• [WHAT THE EXERCISE ASKS]:
Drop the images; return everything else in the listing below exactly.

• [SUPPLIED INFORMATION]:
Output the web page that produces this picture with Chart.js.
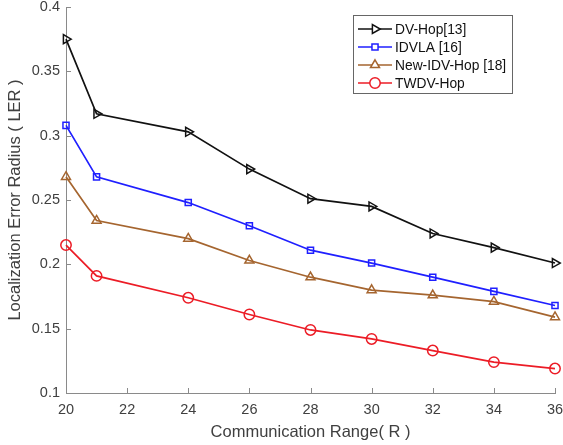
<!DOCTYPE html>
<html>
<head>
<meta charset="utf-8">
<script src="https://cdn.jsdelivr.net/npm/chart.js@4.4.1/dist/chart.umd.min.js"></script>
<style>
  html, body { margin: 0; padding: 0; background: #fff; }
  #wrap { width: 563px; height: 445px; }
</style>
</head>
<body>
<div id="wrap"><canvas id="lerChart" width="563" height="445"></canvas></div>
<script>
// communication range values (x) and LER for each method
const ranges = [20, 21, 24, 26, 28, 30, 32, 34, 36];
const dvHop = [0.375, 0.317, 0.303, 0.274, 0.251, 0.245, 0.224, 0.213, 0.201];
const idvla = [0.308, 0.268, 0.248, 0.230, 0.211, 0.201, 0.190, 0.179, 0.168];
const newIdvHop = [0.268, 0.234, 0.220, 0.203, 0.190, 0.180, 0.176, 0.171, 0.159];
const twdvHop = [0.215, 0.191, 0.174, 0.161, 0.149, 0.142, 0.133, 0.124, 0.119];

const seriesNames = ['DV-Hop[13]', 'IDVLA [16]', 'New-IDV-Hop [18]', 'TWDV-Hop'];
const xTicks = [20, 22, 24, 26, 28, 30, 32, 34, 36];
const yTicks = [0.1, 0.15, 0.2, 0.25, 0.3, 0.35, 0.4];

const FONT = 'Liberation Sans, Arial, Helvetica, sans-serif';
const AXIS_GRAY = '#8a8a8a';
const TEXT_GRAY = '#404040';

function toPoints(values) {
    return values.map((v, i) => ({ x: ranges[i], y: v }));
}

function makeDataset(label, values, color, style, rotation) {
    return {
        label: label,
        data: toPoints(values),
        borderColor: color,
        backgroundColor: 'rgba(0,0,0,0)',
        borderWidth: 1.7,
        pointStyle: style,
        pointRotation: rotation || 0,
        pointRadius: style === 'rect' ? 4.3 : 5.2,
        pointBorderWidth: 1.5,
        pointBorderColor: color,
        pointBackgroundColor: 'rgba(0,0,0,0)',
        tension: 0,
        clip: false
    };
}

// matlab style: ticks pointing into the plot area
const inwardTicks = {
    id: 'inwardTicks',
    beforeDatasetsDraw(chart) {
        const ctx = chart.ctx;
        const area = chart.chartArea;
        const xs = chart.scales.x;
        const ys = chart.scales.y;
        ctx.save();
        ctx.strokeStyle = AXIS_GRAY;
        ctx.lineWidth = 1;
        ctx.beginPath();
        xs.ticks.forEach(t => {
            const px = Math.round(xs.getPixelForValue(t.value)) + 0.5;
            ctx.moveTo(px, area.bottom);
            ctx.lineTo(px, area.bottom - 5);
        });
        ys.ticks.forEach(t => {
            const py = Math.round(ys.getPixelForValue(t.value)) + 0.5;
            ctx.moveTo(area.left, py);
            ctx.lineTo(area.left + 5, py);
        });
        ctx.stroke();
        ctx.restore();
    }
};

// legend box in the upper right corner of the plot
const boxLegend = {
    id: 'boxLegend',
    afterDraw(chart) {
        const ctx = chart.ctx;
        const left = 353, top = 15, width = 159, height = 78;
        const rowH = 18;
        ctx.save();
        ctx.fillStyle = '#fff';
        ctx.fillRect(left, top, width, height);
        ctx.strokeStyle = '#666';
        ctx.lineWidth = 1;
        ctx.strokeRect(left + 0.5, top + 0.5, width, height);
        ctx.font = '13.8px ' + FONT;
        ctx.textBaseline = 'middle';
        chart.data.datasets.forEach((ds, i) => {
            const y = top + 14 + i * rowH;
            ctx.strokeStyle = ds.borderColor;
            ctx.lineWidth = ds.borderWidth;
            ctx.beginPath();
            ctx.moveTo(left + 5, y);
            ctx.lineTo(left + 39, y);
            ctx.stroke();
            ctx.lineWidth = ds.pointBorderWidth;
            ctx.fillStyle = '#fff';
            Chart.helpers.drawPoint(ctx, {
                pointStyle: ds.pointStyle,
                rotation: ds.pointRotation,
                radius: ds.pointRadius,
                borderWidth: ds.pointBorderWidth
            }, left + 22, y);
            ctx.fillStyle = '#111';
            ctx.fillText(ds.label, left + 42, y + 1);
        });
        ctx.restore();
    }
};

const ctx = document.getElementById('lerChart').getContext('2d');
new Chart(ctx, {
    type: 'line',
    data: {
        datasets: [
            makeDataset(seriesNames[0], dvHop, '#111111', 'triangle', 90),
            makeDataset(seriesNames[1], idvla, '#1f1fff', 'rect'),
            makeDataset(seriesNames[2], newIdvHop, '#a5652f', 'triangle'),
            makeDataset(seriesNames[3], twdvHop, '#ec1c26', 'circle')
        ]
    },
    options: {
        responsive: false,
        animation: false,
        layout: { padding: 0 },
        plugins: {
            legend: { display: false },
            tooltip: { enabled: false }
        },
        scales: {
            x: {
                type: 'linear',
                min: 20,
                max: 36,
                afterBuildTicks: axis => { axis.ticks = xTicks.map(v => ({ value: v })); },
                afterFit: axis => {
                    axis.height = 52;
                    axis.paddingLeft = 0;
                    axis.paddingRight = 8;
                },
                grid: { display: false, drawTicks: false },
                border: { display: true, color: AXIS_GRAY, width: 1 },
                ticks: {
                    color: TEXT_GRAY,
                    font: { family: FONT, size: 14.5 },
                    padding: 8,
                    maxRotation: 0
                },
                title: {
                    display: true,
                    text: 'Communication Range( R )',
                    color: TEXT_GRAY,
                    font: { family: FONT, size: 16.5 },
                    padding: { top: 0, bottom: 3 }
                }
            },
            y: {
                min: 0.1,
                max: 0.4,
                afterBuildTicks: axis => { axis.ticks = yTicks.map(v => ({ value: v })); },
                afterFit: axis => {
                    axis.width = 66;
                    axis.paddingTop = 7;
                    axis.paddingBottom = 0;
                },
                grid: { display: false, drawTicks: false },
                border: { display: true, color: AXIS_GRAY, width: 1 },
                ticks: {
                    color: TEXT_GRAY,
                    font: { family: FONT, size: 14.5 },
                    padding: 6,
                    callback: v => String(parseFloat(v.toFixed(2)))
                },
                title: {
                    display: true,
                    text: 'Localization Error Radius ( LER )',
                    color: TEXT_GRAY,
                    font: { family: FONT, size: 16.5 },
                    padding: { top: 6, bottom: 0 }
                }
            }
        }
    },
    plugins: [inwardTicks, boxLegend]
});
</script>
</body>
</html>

• [SOLUTION TO THIS PROBLEM]:
Output the web page that produces this picture with Chart.js.
<!DOCTYPE html>
<html>
<head>
<meta charset="utf-8">
<script src="https://cdn.jsdelivr.net/npm/chart.js@4.4.1/dist/chart.umd.min.js"></script>
<style>
  html, body { margin: 0; padding: 0; background: #fff; }
  #wrap { width: 563px; height: 445px; }
</style>
</head>
<body>
<div id="wrap"><canvas id="lerChart" width="563" height="445"></canvas></div>
<script>
// communication range values (x) and LER for each method
const ranges = [20, 21, 24, 26, 28, 30, 32, 34, 36];
const dvHop = [0.375, 0.317, 0.303, 0.274, 0.251, 0.245, 0.224, 0.213, 0.201];
const idvla = [0.308, 0.268, 0.248, 0.230, 0.211, 0.201, 0.190, 0.179, 0.168];
const newIdvHop = [0.268, 0.234, 0.220, 0.203, 0.190, 0.180, 0.176, 0.171, 0.159];
const twdvHop = [0.215, 0.191, 0.174, 0.161, 0.149, 0.142, 0.133, 0.124, 0.119];

const seriesNames = ['DV-Hop[13]', 'IDVLA [16]', 'New-IDV-Hop [18]', 'TWDV-Hop'];
const xTicks = [20, 22, 24, 26, 28, 30, 32, 34, 36];
const yTicks = [0.1, 0.15, 0.2, 0.25, 0.3, 0.35, 0.4];

const FONT = 'Liberation Sans, Arial, Helvetica, sans-serif';
const AXIS_GRAY = '#8a8a8a';
const TEXT_GRAY = '#404040';

function toPoints(values) {
    return values.map((v, i) => ({ x: ranges[i], y: v }));
}

function makeDataset(label, values, color, style, rotation) {
    return {
        label: label,
        data: toPoints(values),
        borderColor: color,
        backgroundColor: 'rgba(0,0,0,0)',
        borderWidth: 1.7,
        pointStyle: style,
        pointRotation: rotation || 0,
        pointRadius: style === 'rect' ? 4.3 : 5.2,
        pointBorderWidth: 1.5,
        pointBorderColor: color,
        pointBackgroundColor: 'rgba(0,0,0,0)',
        tension: 0,
        clip: false
    };
}

// matlab style: ticks pointing into the plot area
const inwardTicks = {
    id: 'inwardTicks',
    beforeDatasetsDraw(chart) {
        const ctx = chart.ctx;
        const area = chart.chartArea;
        const xs = chart.scales.x;
        const ys = chart.scales.y;
        ctx.save();
        ctx.strokeStyle = AXIS_GRAY;
        ctx.lineWidth = 1;
        ctx.beginPath();
        xs.ticks.forEach(t => {
            const px = Math.round(xs.getPixelForValue(t.value)) + 0.5;
            ctx.moveTo(px, area.bottom);
            ctx.lineTo(px, area.bottom - 5);
        });
        ys.ticks.forEach(t => {
            const py = Math.round(ys.getPixelForValue(t.value)) + 0.5;
            ctx.moveTo(area.left, py);
            ctx.lineTo(area.left + 5, py);
        });
        ctx.stroke();
        ctx.restore();
    }
};

// legend box in the upper right corner of the plot
const boxLegend = {
    id: 'boxLegend',
    afterDraw(chart) {
        const ctx = chart.ctx;
        const left = 353, top = 15, width = 159, height = 78;
        const rowH = 18;
        ctx.save();
        ctx.fillStyle = '#fff';
        ctx.fillRect(left, top, width, height);
        ctx.strokeStyle = '#666';
        ctx.lineWidth = 1;
        ctx.strokeRect(left + 0.5, top + 0.5, width, height);
        ctx.font = '13.8px ' + FONT;
        ctx.textBaseline = 'middle';
        chart.data.datasets.forEach((ds, i) => {
            const y = top + 14 + i * rowH;
            ctx.strokeStyle = ds.borderColor;
            ctx.lineWidth = ds.borderWidth;
            ctx.beginPath();
            ctx.moveTo(left + 5, y);
            ctx.lineTo(left + 39, y);
            ctx.stroke();
            ctx.lineWidth = ds.pointBorderWidth;
            ctx.fillStyle = '#fff';
            Chart.helpers.drawPoint(ctx, {
                pointStyle: ds.pointStyle,
                rotation: ds.pointRotation,
                radius: ds.pointRadius,
                borderWidth: ds.pointBorderWidth
            }, left + 22, y);
            ctx.fillStyle = '#111';
            ctx.fillText(ds.label, left + 42, y + 1);
        });
        ctx.restore();
    }
};

const ctx = document.getElementById('lerChart').getContext('2d');
new Chart(ctx, {
    type: 'line',
    data: {
        datasets: [
            makeDataset(seriesNames[0], dvHop, '#111111', 'triangle', 90),
            makeDataset(seriesNames[1], idvla, '#1f1fff', 'rect'),
            makeDataset(seriesNames[2], newIdvHop, '#a5652f', 'triangle'),
            makeDataset(seriesNames[3], twdvHop, '#ec1c26', 'circle')
        ]
    },
    options: {
        responsive: false,
        animation: false,
        layout: { padding: 0 },
        plugins: {
            legend: { display: false },
            tooltip: { enabled: false }
        },
        scales: {
            x: {
                type: 'linear',
                min: 20,
                max: 36,
                afterBuildTicks: axis => { axis.ticks = xTicks.map(v => ({ value: v })); },
                afterFit: axis => {
                    axis.height = 52;
                    axis.paddingLeft = 0;
                    axis.paddingRight = 8;
                },
                grid: { display: false, drawTicks: false },
                border: { display: true, color: AXIS_GRAY, width: 1 },
                ticks: {
                    color: TEXT_GRAY,
                    font: { family: FONT, size: 14.5 },
                    padding: 8,
                    maxRotation: 0
                },
                title: {
                    display: true,
                    text: 'Communication Range( R )',
                    color: TEXT_GRAY,
                    font: { family: FONT, size: 16.5 },
                    padding: { top: 0, bottom: 3 }
                }
            },
            y: {
                min: 0.1,
                max: 0.4,
                afterBuildTicks: axis => { axis.ticks = yTicks.map(v => ({ value: v })); },
                afterFit: axis => {
                    axis.width = 66;
                    axis.paddingTop = 7;
                    axis.paddingBottom = 0;
                },
                grid: { display: false, drawTicks: false },
                border: { display: true, color: AXIS_GRAY, width: 1 },
                ticks: {
                    color: TEXT_GRAY,
                    font: { family: FONT, size: 14.5 },
                    padding: 6,
                    callback: v => String(parseFloat(v.toFixed(2)))
                },
                title: {
                    display: true,
                    text: 'Localization Error Radius ( LER )',
                    color: TEXT_GRAY,
                    font: { family: FONT, size: 16.5 },
                    padding: { top: 6, bottom: 0 }
                }
            }
        }
    },
    plugins: [inwardTicks, boxLegend]
});
</script>
</body>
</html>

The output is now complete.